|Tegan helps her aunt fix a flat tire|
beside an English road during winter.
Right now, San Diego is undergoing a heat wave. Temperatures along the coast are expected to rise into the mid-to-high '80s, with temperatures inland rising into triple digits. Our house doesn't have air conditioning. Nor, as it's along the coast, do we even have insulation. So it grows hotter during the day each summer, and retains that heat in the evenings. We've taken measures, like opening the windows at 6 a.m., and turning on the fans, then closing up the windows around midmorning, and then opening them back up again in the late afternoon. During the afternoon, I have to shut the computer and do something else, as my little laptop computer generates enough additional heat to make me sweat. This weekend, we spent much of each day in stores, restaurants, and the cinema, in part to enjoy cooler temperatures. This kept our spirits merry, but gave us headaches from exchanging long periods of air conditioning with the temperature outside.
On the commentary for the Doctor Who story "Logopolis," one of the topics discussed is the weather. Janet Fielding, who played aspiring airline stewardess Tegan, remarks on how bitterly cold she found filming this story. She had recently emigrated from Queensland, Australia, which she described as a tropical climate in comparison to England in winter. You can see the fog streaming out of the actors' mouths when they breathe and speak. Christopher H Bidmead, who wrote the story, contended that she was pretty well covered-up in the scene. Janet Fielding suggested that, next winter, he should dress up as an airline stewardess, with a short skirt and nothing but stockings to cover her legs, and then tell her how warm he was.
Tom Baker, who played the Doctor in this story, enjoyed a much warmer costume, with his long, thick coat and even longer scarf. He, like many older British actors, had since moved to France to escape the English winters. But after living there for a few years, he complained that he had gotten tired of all the heat, and was buying a house in Royal Tunbridge Wells, and looking forward to returning to the cooler temperatures of England.

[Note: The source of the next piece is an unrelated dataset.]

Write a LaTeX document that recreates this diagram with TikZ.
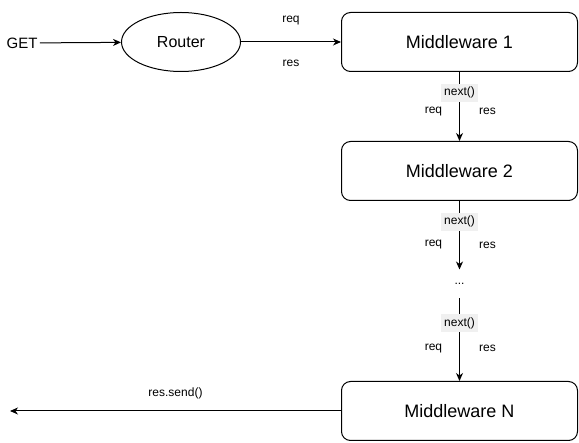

Last October, when my wife and I attended the World Fantasy Convention in Brighton, a storm blew in along the coast, bringing with it rain, fog, and wind. We'd step outside, get wet, hurled about, and have to watch our feet to keep from getting wet or muddy. After that, we spent a week in London. During the first few days, we toured the museums, but even they were cold inside. So we spent the rest of our days outside, enjoying the parks, and other historical sites. After a few hours of shivering, we climbed onto a bus to get out of the wind, or ducked into a store for awhile to escape the wind, or decided to sit down for awhile and enjoy a cup of hot tea and watch the rain pour down outside. Whenever my wife looks back on that trip, she feels kind of sad, as we are always bundled up in our coats and hats in our photos. But at the time we didnt let it get us down, and forced ourselves to get out and enjoy our vacation as much as we could.
Last night, we found an automated call from the power company on our answering machine, asking us to conserve electricity today, especially between the hours of 11 a.m. and 6 p.m. Schools are operating on a reduced schedule throughout San Diego, especially those without air conditioning. As for me, I'll be closing up the windows, and keeping the appliances off. Instead of working on the computer, I'll probably be working with pen and paper this afternoon. If the heat exhausts me, then I'll read a book: a real book that is, not an ebook off my laptop. Above all, I'll be thinking of how cold it was in England last October and November. I might have gotten a head cold during that trip, but hey, at least I wasn't sweating, right?
It's interesting how fickle we can be at times, isn't it? But hey, I'm hot!